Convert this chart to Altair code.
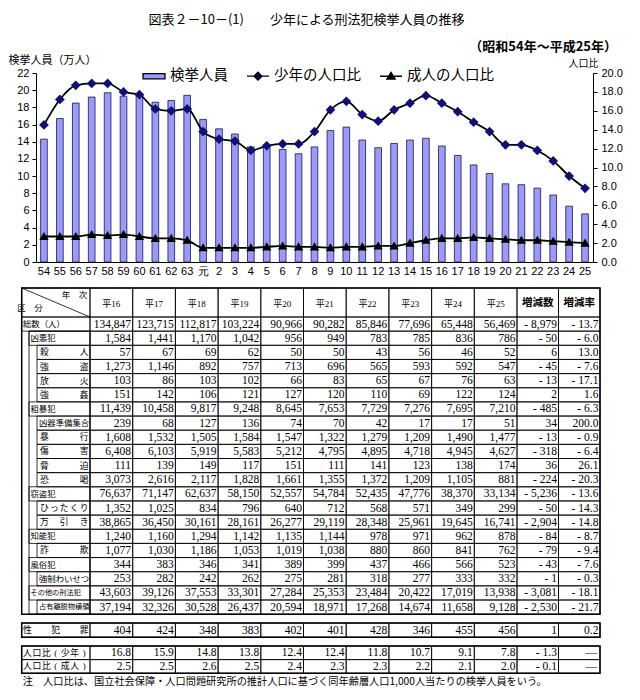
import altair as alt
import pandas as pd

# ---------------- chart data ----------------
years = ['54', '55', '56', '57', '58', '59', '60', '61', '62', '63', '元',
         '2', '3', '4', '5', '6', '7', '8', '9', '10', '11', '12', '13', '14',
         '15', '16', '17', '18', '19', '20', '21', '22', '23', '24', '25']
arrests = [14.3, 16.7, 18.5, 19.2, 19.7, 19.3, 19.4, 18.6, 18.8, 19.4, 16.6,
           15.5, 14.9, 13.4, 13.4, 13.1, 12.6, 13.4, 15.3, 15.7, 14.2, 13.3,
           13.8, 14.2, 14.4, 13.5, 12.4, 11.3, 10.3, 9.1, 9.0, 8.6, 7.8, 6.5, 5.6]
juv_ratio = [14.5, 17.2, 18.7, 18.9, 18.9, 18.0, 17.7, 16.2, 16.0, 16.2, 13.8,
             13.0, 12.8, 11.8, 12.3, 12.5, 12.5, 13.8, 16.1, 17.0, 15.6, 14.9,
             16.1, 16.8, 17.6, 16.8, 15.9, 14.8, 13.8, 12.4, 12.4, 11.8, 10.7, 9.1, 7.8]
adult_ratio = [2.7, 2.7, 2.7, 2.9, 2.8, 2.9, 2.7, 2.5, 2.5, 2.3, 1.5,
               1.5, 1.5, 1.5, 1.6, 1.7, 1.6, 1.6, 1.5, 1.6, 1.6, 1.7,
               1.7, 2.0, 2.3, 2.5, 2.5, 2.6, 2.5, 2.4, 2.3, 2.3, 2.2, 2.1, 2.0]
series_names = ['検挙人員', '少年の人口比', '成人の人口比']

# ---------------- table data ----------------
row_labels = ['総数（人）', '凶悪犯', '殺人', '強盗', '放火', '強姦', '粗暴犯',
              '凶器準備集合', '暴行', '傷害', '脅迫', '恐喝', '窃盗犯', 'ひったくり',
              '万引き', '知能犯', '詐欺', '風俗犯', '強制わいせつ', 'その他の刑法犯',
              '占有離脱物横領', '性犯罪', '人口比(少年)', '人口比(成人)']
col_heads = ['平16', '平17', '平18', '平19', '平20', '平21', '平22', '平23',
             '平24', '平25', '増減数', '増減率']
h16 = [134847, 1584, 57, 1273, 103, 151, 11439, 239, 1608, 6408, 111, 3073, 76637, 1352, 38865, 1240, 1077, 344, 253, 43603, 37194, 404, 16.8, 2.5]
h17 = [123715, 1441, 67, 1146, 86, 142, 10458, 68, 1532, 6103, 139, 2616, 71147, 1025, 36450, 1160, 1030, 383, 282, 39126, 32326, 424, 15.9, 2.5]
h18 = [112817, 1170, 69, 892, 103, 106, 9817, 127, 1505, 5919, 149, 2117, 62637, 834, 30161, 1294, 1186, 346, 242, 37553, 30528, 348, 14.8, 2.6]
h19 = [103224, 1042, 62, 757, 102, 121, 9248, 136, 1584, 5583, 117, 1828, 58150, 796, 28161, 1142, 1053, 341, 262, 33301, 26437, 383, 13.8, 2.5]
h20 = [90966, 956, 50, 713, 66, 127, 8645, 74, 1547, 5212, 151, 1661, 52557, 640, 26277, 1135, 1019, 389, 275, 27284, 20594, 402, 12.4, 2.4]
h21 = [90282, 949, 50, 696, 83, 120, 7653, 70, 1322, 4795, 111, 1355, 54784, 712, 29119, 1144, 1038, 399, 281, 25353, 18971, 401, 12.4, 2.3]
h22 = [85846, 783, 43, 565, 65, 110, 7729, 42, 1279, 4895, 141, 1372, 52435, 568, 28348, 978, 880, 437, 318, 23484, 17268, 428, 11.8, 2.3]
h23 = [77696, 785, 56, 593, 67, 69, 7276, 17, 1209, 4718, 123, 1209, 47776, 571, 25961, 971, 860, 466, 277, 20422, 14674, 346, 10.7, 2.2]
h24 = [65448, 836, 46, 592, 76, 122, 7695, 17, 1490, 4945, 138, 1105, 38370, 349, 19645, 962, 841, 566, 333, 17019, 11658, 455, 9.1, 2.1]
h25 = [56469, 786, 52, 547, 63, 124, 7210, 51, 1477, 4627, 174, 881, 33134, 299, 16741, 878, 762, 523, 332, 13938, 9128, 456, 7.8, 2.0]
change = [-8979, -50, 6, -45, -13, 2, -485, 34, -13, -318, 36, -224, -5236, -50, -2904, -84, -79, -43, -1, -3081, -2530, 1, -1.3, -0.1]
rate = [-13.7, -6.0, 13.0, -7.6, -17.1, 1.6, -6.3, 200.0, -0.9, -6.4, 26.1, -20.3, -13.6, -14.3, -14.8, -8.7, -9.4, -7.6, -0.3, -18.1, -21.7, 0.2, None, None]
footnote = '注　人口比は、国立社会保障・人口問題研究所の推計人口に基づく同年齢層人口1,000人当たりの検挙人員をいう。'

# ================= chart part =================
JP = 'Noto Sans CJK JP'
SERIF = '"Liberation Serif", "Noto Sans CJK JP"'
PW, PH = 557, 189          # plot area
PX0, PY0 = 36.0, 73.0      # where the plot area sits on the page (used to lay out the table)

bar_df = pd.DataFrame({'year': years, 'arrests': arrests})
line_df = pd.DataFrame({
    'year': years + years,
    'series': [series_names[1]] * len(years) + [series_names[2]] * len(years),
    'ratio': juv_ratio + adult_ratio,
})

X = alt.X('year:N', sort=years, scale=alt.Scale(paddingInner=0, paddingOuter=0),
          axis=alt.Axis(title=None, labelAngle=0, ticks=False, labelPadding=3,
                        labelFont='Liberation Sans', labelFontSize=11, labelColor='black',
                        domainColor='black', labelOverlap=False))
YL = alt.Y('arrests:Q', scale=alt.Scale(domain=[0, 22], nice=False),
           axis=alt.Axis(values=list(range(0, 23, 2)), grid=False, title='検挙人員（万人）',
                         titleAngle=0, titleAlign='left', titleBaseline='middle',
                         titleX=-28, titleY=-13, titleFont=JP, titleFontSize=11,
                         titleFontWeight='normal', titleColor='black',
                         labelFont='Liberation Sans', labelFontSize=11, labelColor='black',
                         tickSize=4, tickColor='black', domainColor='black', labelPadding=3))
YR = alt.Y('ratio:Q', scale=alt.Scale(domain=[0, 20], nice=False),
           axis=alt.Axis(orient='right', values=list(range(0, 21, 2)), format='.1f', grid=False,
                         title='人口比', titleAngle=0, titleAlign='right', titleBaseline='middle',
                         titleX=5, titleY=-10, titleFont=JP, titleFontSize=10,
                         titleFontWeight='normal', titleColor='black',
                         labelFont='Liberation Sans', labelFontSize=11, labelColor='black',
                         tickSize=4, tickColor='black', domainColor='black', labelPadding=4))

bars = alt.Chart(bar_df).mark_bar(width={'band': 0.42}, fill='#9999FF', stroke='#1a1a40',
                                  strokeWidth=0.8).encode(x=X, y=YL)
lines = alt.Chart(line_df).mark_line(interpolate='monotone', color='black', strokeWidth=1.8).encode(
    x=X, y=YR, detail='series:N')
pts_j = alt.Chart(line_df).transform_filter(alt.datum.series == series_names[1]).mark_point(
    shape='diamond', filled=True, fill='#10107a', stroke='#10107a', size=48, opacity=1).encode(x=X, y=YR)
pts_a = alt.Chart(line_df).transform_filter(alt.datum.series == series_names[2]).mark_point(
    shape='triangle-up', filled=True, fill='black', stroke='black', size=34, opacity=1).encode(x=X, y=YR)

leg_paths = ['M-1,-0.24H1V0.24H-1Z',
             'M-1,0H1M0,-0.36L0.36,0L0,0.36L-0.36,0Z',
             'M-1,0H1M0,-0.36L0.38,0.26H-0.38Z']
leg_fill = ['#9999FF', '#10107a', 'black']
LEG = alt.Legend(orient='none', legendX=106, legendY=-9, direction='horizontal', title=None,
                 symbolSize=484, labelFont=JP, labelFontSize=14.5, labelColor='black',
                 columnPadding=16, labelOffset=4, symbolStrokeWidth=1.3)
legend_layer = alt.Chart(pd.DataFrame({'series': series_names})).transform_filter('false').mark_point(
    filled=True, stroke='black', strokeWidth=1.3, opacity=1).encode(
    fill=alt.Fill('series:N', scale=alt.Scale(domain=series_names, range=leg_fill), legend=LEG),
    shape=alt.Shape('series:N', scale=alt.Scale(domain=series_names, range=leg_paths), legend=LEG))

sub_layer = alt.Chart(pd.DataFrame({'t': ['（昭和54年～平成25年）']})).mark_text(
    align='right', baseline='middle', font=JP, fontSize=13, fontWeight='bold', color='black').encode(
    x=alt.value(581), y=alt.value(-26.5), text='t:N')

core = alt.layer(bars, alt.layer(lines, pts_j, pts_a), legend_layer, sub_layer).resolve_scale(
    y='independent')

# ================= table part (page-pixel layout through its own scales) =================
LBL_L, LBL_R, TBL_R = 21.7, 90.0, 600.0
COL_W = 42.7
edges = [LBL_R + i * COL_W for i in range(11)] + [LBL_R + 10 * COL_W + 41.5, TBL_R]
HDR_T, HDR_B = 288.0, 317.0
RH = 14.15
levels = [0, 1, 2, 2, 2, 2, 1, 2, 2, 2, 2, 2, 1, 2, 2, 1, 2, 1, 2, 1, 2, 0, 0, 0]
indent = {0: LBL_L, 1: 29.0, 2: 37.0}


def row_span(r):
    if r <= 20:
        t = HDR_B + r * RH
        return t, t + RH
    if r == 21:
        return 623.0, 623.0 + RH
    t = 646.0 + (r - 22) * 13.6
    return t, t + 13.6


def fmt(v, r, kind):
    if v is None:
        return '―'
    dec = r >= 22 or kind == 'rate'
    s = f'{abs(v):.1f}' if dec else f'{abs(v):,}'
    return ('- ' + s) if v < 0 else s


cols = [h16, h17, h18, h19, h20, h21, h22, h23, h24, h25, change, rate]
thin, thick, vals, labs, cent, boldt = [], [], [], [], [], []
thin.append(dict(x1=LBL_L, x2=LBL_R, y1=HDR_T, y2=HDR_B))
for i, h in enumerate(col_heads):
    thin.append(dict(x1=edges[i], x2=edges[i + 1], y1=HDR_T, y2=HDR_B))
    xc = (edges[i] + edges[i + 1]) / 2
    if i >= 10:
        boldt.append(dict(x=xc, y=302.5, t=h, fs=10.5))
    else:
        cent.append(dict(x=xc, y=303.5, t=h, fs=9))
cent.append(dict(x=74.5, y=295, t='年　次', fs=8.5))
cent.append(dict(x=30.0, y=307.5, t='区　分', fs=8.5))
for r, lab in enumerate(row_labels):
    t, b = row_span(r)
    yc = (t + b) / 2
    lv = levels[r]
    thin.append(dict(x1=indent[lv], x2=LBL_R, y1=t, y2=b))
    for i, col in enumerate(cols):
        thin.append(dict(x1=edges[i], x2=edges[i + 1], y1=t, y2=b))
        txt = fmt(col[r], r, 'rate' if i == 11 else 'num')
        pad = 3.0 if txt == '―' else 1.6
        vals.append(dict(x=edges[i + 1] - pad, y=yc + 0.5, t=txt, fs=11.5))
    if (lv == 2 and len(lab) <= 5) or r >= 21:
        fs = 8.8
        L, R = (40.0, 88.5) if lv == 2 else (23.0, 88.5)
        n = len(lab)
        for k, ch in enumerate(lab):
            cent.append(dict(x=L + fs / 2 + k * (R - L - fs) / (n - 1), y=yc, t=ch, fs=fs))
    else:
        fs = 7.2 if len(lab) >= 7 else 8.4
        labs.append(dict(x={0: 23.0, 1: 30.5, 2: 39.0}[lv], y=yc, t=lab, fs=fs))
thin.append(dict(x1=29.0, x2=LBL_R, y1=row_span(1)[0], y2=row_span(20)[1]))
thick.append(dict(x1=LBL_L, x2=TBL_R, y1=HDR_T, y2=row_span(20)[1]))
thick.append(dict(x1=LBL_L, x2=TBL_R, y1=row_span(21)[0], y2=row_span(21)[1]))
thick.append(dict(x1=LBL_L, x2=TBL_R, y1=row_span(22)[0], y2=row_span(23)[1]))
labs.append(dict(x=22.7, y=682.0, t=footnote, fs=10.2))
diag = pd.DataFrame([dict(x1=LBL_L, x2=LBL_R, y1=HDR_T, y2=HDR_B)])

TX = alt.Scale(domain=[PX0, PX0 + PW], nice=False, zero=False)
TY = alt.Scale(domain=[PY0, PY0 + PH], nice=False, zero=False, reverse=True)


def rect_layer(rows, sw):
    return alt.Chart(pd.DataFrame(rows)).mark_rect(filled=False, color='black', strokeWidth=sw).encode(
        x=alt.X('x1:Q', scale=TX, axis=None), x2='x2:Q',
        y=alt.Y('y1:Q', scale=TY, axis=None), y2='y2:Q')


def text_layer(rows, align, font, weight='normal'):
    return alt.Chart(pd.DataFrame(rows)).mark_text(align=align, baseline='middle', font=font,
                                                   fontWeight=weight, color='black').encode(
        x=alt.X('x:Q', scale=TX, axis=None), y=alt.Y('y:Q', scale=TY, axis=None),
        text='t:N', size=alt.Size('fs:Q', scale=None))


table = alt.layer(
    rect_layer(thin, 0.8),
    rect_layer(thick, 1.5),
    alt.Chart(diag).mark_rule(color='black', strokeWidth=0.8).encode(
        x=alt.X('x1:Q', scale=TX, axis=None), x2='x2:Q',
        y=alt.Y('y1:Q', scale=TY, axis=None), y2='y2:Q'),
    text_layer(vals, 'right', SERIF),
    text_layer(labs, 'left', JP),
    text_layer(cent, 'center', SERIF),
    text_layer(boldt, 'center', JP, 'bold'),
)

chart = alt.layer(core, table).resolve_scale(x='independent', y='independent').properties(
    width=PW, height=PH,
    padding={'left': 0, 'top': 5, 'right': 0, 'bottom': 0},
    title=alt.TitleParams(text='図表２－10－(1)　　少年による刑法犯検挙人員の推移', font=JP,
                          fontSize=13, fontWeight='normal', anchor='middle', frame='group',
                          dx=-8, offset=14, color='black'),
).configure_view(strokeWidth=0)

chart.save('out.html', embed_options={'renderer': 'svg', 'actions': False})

→ What is expected: Leave out the pictures and restate, word for word, the lines from the top of the data through the line containing "import pandas as pd", both included.

→ Exercise response:
Convert this chart to Altair code.
import altair as alt
import pandas as pd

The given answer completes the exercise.